Investor Divergence
Domestic institutional investors' strong buying streak stands in sharp contrast to foreign capital leaving India. In the March 2026 quarter, DIIs added $27.2 billion to Indian stocks, fueled by steady inflows from systematic investment plans (SIPs). Meanwhile, FIIs sold $15.8 billion, speeding up their exits in March. This came as global uncertainty grew, partly due to the Iran conflict and rising oil prices.
Sectoral Reallocation
This difference in investment strategy is playing out across various sectors. Over the past year, DIIs increased their stakes in 21 of 24 sectors. The biggest gains were seen in private banks, technology, telecom, real estate, and healthcare. FIIs, on the other hand, scaled back their holdings in 17 sectors, with notable reductions in private banks, NBFCs, EMS, and real estate.
Market Cap Trends
Domestic investors also expanded their reach across different company sizes.
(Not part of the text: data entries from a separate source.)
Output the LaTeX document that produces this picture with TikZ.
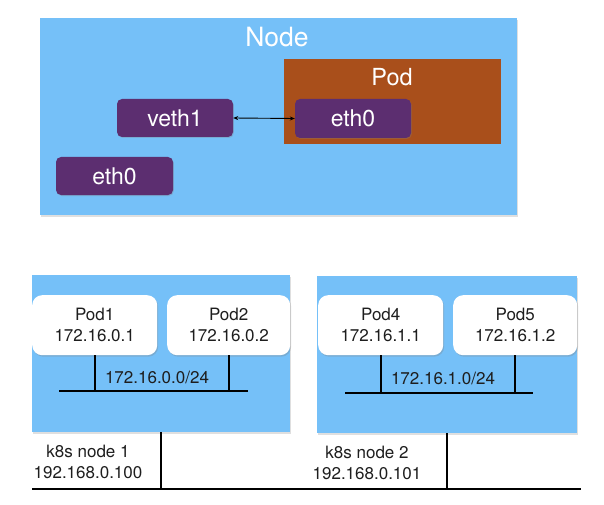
\documentclass[tikz,border=0pt]{standalone}
\usepackage{fontspec}
\setmainfont{TeX Gyre Heros}
\usetikzlibrary{shadows,arrows.meta}
\definecolor{nodeblue}{RGB}{117,192,248}
\definecolor{podbrown}{RGB}{169,79,27}
\definecolor{ifpurple}{RGB}{92,46,112}
\definecolor{txtdark}{RGB}{30,30,30}
\tikzset{
  hostbox/.style={fill=nodeblue, draw=none, anchor=north west, inner sep=0pt,
    drop shadow={shadow xshift=1pt, shadow yshift=-1.5pt, opacity=0.25}},
  podbox/.style={fill=podbrown, draw=none, anchor=north west, inner sep=0pt},
  ifbox/.style={fill=ifpurple, draw=none, rounded corners=5pt, text=white,
    font=\fontsize{23}{26}\selectfont, inner sep=0pt,
    drop shadow={shadow xshift=0.8pt, shadow yshift=-1pt, opacity=0.3}},
  podcard/.style={fill=white, draw=none, rounded corners=10pt, anchor=north west,
    inner sep=0pt, align=center, text=txtdark, font=\fontsize{17}{21}\selectfont,
    drop shadow={shadow xshift=1pt, shadow yshift=-1.5pt, opacity=0.3}},
  bigtitle/.style={text=white, inner sep=0pt},
  smalltxt/.style={text=txtdark, inner sep=0pt, font=\fontsize{17}{21}\selectfont, align=center},
  wire/.style={line width=1.8pt, black},
}
\begin{document}
\begin{tikzpicture}[x=1pt,y=-1pt]
\useasboundingbox (0,0) rectangle (604,505);
% ---- top diagram ----
\node[hostbox, minimum width=477pt, minimum height=197pt] (host) at (40,18) {};
\node[bigtitle, font=\fontsize{26.5}{30}\selectfont] (hosttitle) at (277,37) {Node};
\node[podbox, minimum width=217pt, minimum height=85pt] (pod) at (284,59) {};
\node[bigtitle, font=\fontsize{23.5}{27}\selectfont] (podtitle) at (392,77) {Pod};
\node[ifbox, minimum width=116pt, minimum height=38pt] (veth) at (175,118) {veth1};
\node[ifbox, minimum width=116pt, minimum height=39pt] (podeth) at (353,118.5) {eth0};
\node[ifbox, minimum width=117pt, minimum height=38pt] (hosteth) at (114.5,176) {eth0};
\draw[line width=0.9pt, {Stealth[length=5pt,width=4pt]}-{Stealth[length=5pt,width=4pt]}] (veth.east) -- (podeth.west);
% ---- bottom diagram ----
\node[hostbox, minimum width=258pt, minimum height=157pt] (n1) at (32,275) {};
\node[hostbox, minimum width=260pt, minimum height=157pt] (n2) at (317,276) {};
\node[podcard, minimum width=125pt, minimum height=60pt] (p1) at (32,295) {Pod1\\172.16.0.1};
\node[podcard, minimum width=123pt, minimum height=60pt] (p2) at (167,295) {Pod2\\172.16.0.2};
\node[podcard, minimum width=125pt, minimum height=60pt] (p4) at (318,295) {Pod4\\172.16.1.1};
\node[podcard, minimum width=124pt, minimum height=60pt] (p5) at (453,295) {Pod5\\172.16.1.2};
\coordinate (b1l) at (59,391);
\coordinate (b1r) at (248,391);
\coordinate (b2l) at (345,393);
\coordinate (b2r) at (533,393);
\draw[wire] (b1l) -- (b1r);
\draw[wire] (b2l) -- (b2r);
\draw[wire] (p1.south) -- (p1.south |- b1l);
\draw[wire] (p2.south) -- (p2.south |- b1l);
\draw[wire] (p4.south) -- (p4.south |- b2l);
\draw[wire] (p5.south) -- (p5.south |- b2l);
\node[smalltxt] (net1) at (157,377) {172.16.0.0/24};
\node[smalltxt] (net2) at (443,378) {172.16.1.0/24};
\coordinate (gl) at (32,489);
\coordinate (gr) at (581,489);
\draw[wire] (gl) -- (gr);
\draw[wire] (n1.south) -- (n1.south |- gl);
\draw[wire] (n2.south) -- (n2.south |- gl);
\node[smalltxt] (lab1) at (88,462) {k8s node 1\\192.168.0.100};
\node[smalltxt] (lab2) at (367,463) {k8s node 2\\192.168.0.101};
\end{tikzpicture}
\end{document}
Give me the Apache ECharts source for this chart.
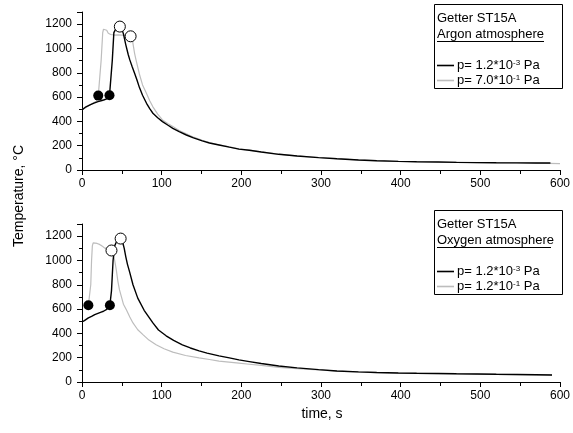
<!DOCTYPE html>
<html><head><meta charset="utf-8">
<script src="https://cdn.jsdelivr.net/npm/echarts@6/dist/echarts.min.js"></script>
<style>html,body{margin:0;padding:0;background:#fff}#c{width:573px;height:433px}</style>
</head><body><div id="c"></div>
<script>
// ---- data ----
const xMin = 0, xMax = 600, xStep = 100;
const yMin = 0, yMax = 1300, yStep = 200;

// Argon atmosphere, p = 1.2*10^-3 Pa (black)
const arLowT = [0,5,10,15,20,25,28,29,31,33,34.5,36,38,40,42,45,47.5,50,52,55,58,60,63,66,69,72,76,81,85,89,95,101,108,114,122,131,140,151,160,172,185,197,210,225,247,270,297,320,347,370,397,420,447,470,496,520,546,570,588];
const arLowV = [495,520,535,550,563,572,578,570,585,595,612,620,900,1130,1155,1165,1178,1160,1120,1030,950,906,850,796,740,680,615,549,505,467,430,398,368,343,315,288,265,239,222,206,188,172,162,148,129,115,102,92,82,76,71,68,66,63,61,60,59,58,57];
// Argon atmosphere, p = 7.0*10^-1 Pa (grey)
const arHighT = [0,5,10,15,18,20.4,22,24,26,27,29,31,33,36,41,45,50,55,58,61,63,64,66,68,72,76,81,85,89,95,101,108,114,122,131,140,151,160,172,185,197,210,225,247,270,297,320,347,370,397,420,447,470,496,520,546,570,600];
const arHighV = [495,515,535,555,565,610,620,900,1130,1158,1165,1150,1125,1115,1110,1112,1110,1105,1100,1098,1080,1040,960,900,790,700,630,570,520,460,412,380,357,325,297,270,244,226,208,190,174,163,150,130,116,103,93,83,77,72,69,66,64,61,60,58,56,52];
// Oxygen atmosphere, p = 1.2*10^-3 Pa (black)
const oxLowT = [0,3,5,8,12,16,20,24,27,29,31,33,35,37,39,41,43,46,48.5,51,53,55,57,60,64,70,78,89,96,105.6,115,126,136,147,157,172,185,197,210,225,247,270,297,320,347,370,397,420,447,470,496,520,546,570,590];
const oxLowV = [495,505,515,528,540,555,565,575,582,578,597,610,632,750,1000,1120,1150,1165,1180,1150,1100,1030,970,900,800,690,590,486,428,380,342,306,280,256,238,215,198,182,168,152,132,116,102,91,83,78,74,72,70,68,66,64,62,60,58];
// Oxygen atmosphere, p = 1.2*10^-1 Pa (grey)
const oxHighT = [2,5,8,10,11,12,13,14,16,19,22,25,28,32,35,37,39,41,43,45,47,49.5,52,55.7,60,64,70,76.5,84,93,103,114,130,147,160,172,197,210,225,247,270,297,320,347,370,397,420,447,470,496,520,546,570,590];
const oxHighV = [640,636,632,640,800,1000,1120,1145,1151,1140,1132,1120,1104,1095,1088,1082,1060,1000,925,830,760,700,640,595,535,486,430,390,345,307,274,246,218,198,185,172,155,146,136,120,109,99,90,82,77,73,71,69,67,65,63,61,59,57];

// markers
const arFilled = [[20.4,612],[34.5,615]];
const arOpen = [[47.5,1180],[61,1100]];
const oxFilled = [[8,632],[35,632]];
const oxOpen = [[37,1082],[48.5,1180]];

const legendLabels = {
  arLow: ['1.2', '-3'], arHigh: ['7.0', '-1'],
  oxLow: ['1.2', '-3'], oxHigh: ['1.2', '-1']
};

const zip = (a, b) => a.map((v, i) => [v, b[i]]);
const FONT = 'Liberation Sans, Arial, sans-serif';
const BLACK = '#000000', GREY = '#bdbdbd';

const chart = echarts.init(document.getElementById('c'), null, {renderer: 'canvas'});

function xAxisDef(gi) {
  return {
    type: 'value', gridIndex: gi, min: xMin, max: xMax, interval: xStep,
    axisLine: {onZero: false, lineStyle: {color: '#000', width: 1}},
    axisTick: {show: true, inside: false, length: 5, lineStyle: {color: '#000'}},
    minorTick: {show: true, splitNumber: 2, length: 4, lineStyle: {color: '#000'}},
    splitLine: {show: false},
    axisLabel: {fontFamily: FONT, fontSize: 12, color: '#000', margin: 8}
  };
}
function yAxisDef(gi) {
  return {
    type: 'value', gridIndex: gi, min: yMin, max: yMax, interval: yStep,
    axisLine: {show: true, lineStyle: {color: '#000', width: 1}},
    axisTick: {show: true, inside: false, length: 5, lineStyle: {color: '#000'}},
    minorTick: {show: true, splitNumber: 2, length: 3, lineStyle: {color: '#000'}},
    splitLine: {show: false},
    axisLabel: {fontFamily: FONT, fontSize: 12, color: '#000', margin: 10,
      formatter: v => (v % 200 === 0 && v <= 1200) ? String(v) : ''}
  };
}
function lineSeries(name, gi, t, v, color, w) {
  return {
    name, type: 'line', xAxisIndex: gi, yAxisIndex: gi, data: zip(t, v),
    showSymbol: false, symbol: 'none', smooth: false,
    lineStyle: {color, width: w}, itemStyle: {color}, z: color === BLACK ? 3 : 2
  };
}
function markerSeries(name, gi, pts, filled) {
  return {
    name, type: 'scatter', xAxisIndex: gi, yAxisIndex: gi, data: pts,
    symbol: 'circle', symbolSize: filled ? 10 : 11,
    itemStyle: filled ? {color: '#000', opacity: 1} : {color: '#fff', borderColor: '#000', borderWidth: 1, opacity: 1},
    z: 5, silent: true
  };
}
function legendDef(gi, top, names) {
  return {
    show: true, orient: 'vertical', left: 437, top: top, data: names, z: 20,
    icon: 'rect', itemWidth: 17, itemHeight: 1.6, itemGap: 2, padding: 0,
    selectedMode: false,
    formatter: n => 'p= ' + legendLabels[n][0] + '*10{s|' + legendLabels[n][1] + '} Pa',
    textStyle: {fontFamily: FONT, fontSize: 13, color: '#000', padding: [0, 0, 0, -2],
      rich: {s: {fontSize: 8, verticalAlign: 'top', fontFamily: FONT, color: '#000'}}}
  };
}
function box(top, h, title, sub, subW) {
  return [
    {type: 'rect', z: 1, shape: {x: 434.5, y: top + 0.5, width: 128, height: h}, style: {fill: '#fff', stroke: '#000', lineWidth: 1}},
    {type: 'text', z: 2, x: 437, y: top + 14, style: {text: title, font: '13px ' + FONT, fill: '#000', textVerticalAlign: 'middle'}},
    {type: 'text', z: 2, x: 437, y: top + 30, style: {text: sub, font: '13px ' + FONT, fill: '#000', textVerticalAlign: 'middle'}},
    {type: 'line', z: 2, shape: {x1: 437, y1: top + 37.5, x2: 437 + subW, y2: top + 37.5}, style: {stroke: '#000', lineWidth: 1}}
  ];
}

const option = {
  animation: false,
  backgroundColor: '#fff',
  grid: [
    {left: 82, right: 10, top: 12, height: 158},
    {left: 82, right: 10, top: 224, height: 158}
  ],
  xAxis: [xAxisDef(0), xAxisDef(1)],
  yAxis: [yAxisDef(0), yAxisDef(1)],
  legend: [legendDef(0, 59, ['arLow', 'arHigh']), legendDef(1, 265, ['oxLow', 'oxHigh'])],
  series: [
    lineSeries('arHigh', 0, arHighT, arHighV, GREY, 1.2),
    lineSeries('arLow', 0, arLowT, arLowV, BLACK, 1.4),
    markerSeries('arFilledM', 0, arFilled, true),
    markerSeries('arOpenM', 0, arOpen, false),
    lineSeries('oxHigh', 1, oxHighT, oxHighV, GREY, 1.2),
    lineSeries('oxLow', 1, oxLowT, oxLowV, BLACK, 1.4),
    markerSeries('oxFilledM', 1, oxFilled, true),
    markerSeries('oxOpenM', 1, oxOpen, false)
  ],
  graphic: [
    ...box(4, 84, 'Getter ST15A', 'Argon atmosphere', 107),
    ...box(210, 84, 'Getter ST15A', 'Oxygen atmosphere', 114),
    {type: 'text', x: 19, y: 196, rotation: Math.PI / 2,
      style: {text: 'Temperature, °C', font: '14px ' + FONT, fill: '#000', textAlign: 'center', textVerticalAlign: 'middle'}},
    {type: 'text', x: 322, y: 414,
      style: {text: 'time, s', font: '14px ' + FONT, fill: '#000', textAlign: 'center', textVerticalAlign: 'middle'}}
  ]
};
chart.setOption(option);
</script>
</body></html>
Year-on-year, their holdings grew by 130 basis points in large-cap stocks, 260 basis points in mid-cap, and 190 basis points in small-cap stocks. This broad increase shows widespread domestic confidence in the market.
Top Holdings Focus
The financial sector (BFSI) continues to be the largest allocation for DIIs, making up 28.2% of their Nifty-500 investments. Other key sectors include oil & gas, consumer goods, technology, and automobiles. Top individual stock picks for DIIs include HDFC Bank, Reliance Industries, ICICI Bank, ITC, and State Bank of India. This pattern signals a move from sectors tied to external factors towards those driven by India's domestic economy.